If you are an ecommerce business owner, there is one question you need to ask yourself regularly, and most founders avoid it because the answer is uncomfortable. The question is this: if you were a customer visiting your own website for the first time today, would you buy? Not would you browse. Not would you add something to your cart. Would you actually complete the purchase, enter your card details, and feel confident that you made the right decision? Most founders, when they are truly honest with themselves, know the answer is no — or at least not without reservations.

Why Founders Lose Perspective

When you work on your ecommerce store every day, you develop a kind of blindness to its flaws. You know where everything is, so poor navigation does not bother you. You know the product inside out, so thin product descriptions seem adequate. You know your returns policy is fair, so it does not matter that it is buried three clicks deep in the footer. This familiarity bias is one of the most dangerous things in ecommerce because it prevents you from seeing your store the way your customers see it. And your customers see every friction point, every moment of confusion, every missing piece of information that makes them hesitate.
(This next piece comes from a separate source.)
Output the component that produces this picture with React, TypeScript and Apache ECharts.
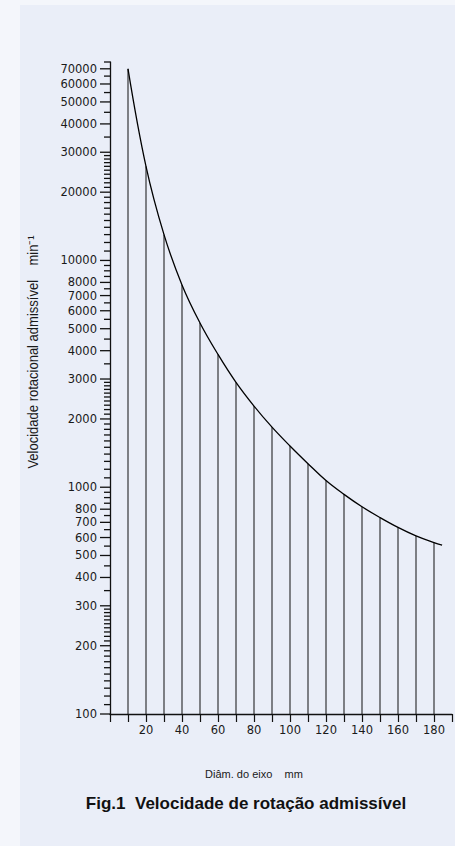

How to Get an Honest Answer

At MageCloud, one of the first things we do with new clients is a full user experience audit where we go through their store as if we are a first-time customer. We screen-record the entire journey, noting every point of friction, confusion, or hesitation. Then we sit down with the founder and walk through the recording. The reaction is almost always the same — genuine surprise at how many issues exist that they had become blind to. Things like slow-loading images, missing size guides, unclear shipping information, trust signals that are not visible enough, and checkout flows that ask for too much information.

Making It a Habit

My challenge to every ecommerce business owner reading this is to make this exercise a monthly habit. Open your website in a private browser window on your phone — not your laptop, your phone, because that is how most of your customers shop. Pretend you have never seen this site before. Try to find a product, understand what it is, feel confident in the brand, and complete a purchase. Write down every moment of friction. Then fix them. This single habit, practised consistently, will improve your conversion rate more than almost any other activity. It is simple, free, and most of your competitors will never do it because it requires an uncomfortable level of honesty.